The remaining 10% of the book just reveals more about Jay’s life, how he had become infatuated with Daisy, how he gained his money and how Nick was basically forced to arrange Jay’s funeral. The only friends that Jay had were the people who mooched off him for his parties, his illegal bootlegging contacts, Jay and the Buchanans. The morning after the accident, the Buchanans left the island, so they were gone. None of the former party-goers or illegal partners had any allegiance to Jay, so they did not help or attend at all. Only on the third day did Jay’s dad show up from Minnesota. They laid him to rest in a funeral on West Egg. As Nick leaves the island at the end of the summer, he thinks back about his own life experiences and how the super-rich were often careless people – smashing things and creatures and then retreating back into their money or vast carelessness – to let others clean up the mess they made.

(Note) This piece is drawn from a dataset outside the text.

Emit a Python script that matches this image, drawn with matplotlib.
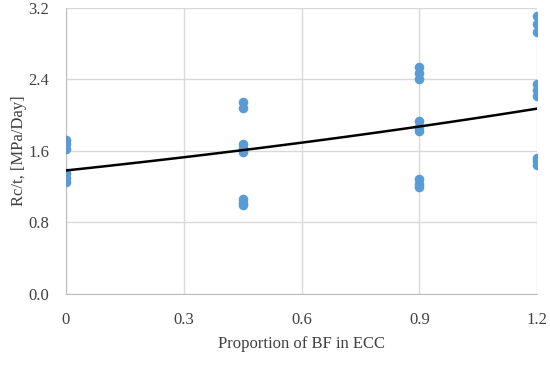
import numpy as np
import matplotlib.pyplot as plt

# measured points, grouped by BF proportion
bf = [0.0] * 6 + [0.45] * 8 + [0.9] * 9 + [1.2] * 9
rc_t = [1.72, 1.67, 1.62, 1.35, 1.30, 1.25,
        2.15, 2.08, 1.68, 1.63, 1.59, 1.06, 1.02, 0.99,
        2.54, 2.47, 2.40, 1.93, 1.87, 1.82, 1.28, 1.23, 1.19,
        3.11, 3.02, 2.93, 2.35, 2.28, 2.21, 1.52, 1.48, 1.44]

# exponential trendline y = a * exp(b x)
trend_a = 1.38
trend_b = 0.338

xticks = [0, 0.3, 0.6, 0.9, 1.2]
yticks = [0.0, 0.8, 1.6, 2.4, 3.2]

plt.rcParams['font.family'] = 'Liberation Serif'

fig = plt.figure(figsize=(5.5, 3.66), dpi=100)
ax = fig.add_axes([66 / 550, 1 - 294 / 366, 471 / 550, 286.5 / 366])

ax.scatter(bf, rc_t, s=48, color='#5B9BD5', zorder=3, linewidths=0)
xs = np.linspace(0, 1.2, 100)
ax.plot(xs, trend_a * np.exp(trend_b * xs), color='black', lw=1.8, zorder=4)

ax.set_xlim(0, 1.2)
ax.set_ylim(0, 3.2)
ax.set_xticks(xticks)
ax.set_xticklabels(['0', '0.3', '0.6', '0.9', '1.2'])
ax.set_yticks(yticks)
ax.set_yticklabels(['%.1f' % v for v in yticks])
ax.grid(True, color='#D9D9D9', lw=1)
ax.set_axisbelow(True)
for s in ['top', 'right']:
    ax.spines[s].set_visible(False)
for s in ['left', 'bottom']:
    ax.spines[s].set_color('#BFBFBF')
ax.tick_params(length=0, labelsize=12, colors='#404040')
ax.tick_params(axis='x', pad=13)
ax.tick_params(axis='y', pad=12)

ax.set_xlabel('Proportion of BF in ECC', fontsize=12, color='#404040', labelpad=6)
ax.set_ylabel('Rc/t, [MPa/Day]', fontsize=12, color='#404040', labelpad=1)

fig.savefig('out.png', dpi=100)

I learned three lessons from this book that will help me with my prospective success after prison:
1) When Nick moved to West Egg, he had no friends. He only knew Daisy who was a distant relative and even they were not particularly close. He dated Jordan, but only a little bit. He was invited to Jay’s party halfway through the summer, but during his whole time on the island, he never became good friends with anyone. Jay may have been his best friend, but even then he did not really know the extent of Jay’s past or his previous relationship with Daisy. Jay’s friends were false friends in that they only tried to know him so they could attend his parties. His business associates were not his friends as they only sought to profit from him. To summarize, there were no real good friendships in this book – only loose or false friends. On a similar note, there is nothing like going to prison to find out who your real friends are as the false friends quickly fall to the wayside.
2) After Jay’s death, his attorney states the following as a way to indicate that he will not be attending Jay’s funeral: “Let us learn to show our friendship for a man when he is alive and not after he is dead. After that, my own rule is to let everything alone.” I thought this was a very good statement. Several years ago, I stopped attending the funerals of people I know unless they were within my circle of very good friends as I totally agree with the above statement. What I do now, is wait six months after the funeral and visit the immediate family as everyone is now long gone after the funeral is over and it appears as if everyone has forgotton the recently departed. I take this time to tell a story or relate something positive about the person to his family to show how that person impacted me or left their mark and to simultaneously show that the person still exists in my memory and presumably others.
3) Jay was infatuated with the past and wanted to go back to the point where he met Daisy and continue life from there. It doesn’t work that way. I am sure that most inmates would like to go back to the point where they committed the crime, not do it and proceed with life from that point forward. Even I think of that from time to time. The important thing is to give up the past (you cannot change it) and focus your time & energy on the future, what you will do with your life in that future and how you can be an improved person in that future to help yourselves, your real friends and society in general.
This was a great book, an easy read and had a way of reaching the emotions of the reader. I only realized about halfway through it that I had seen the movie a couple of years ago. I had started watching it partway through the movie & did not watch it completely to the end. I never made the connection that it was the Great Gatsby that I was watching.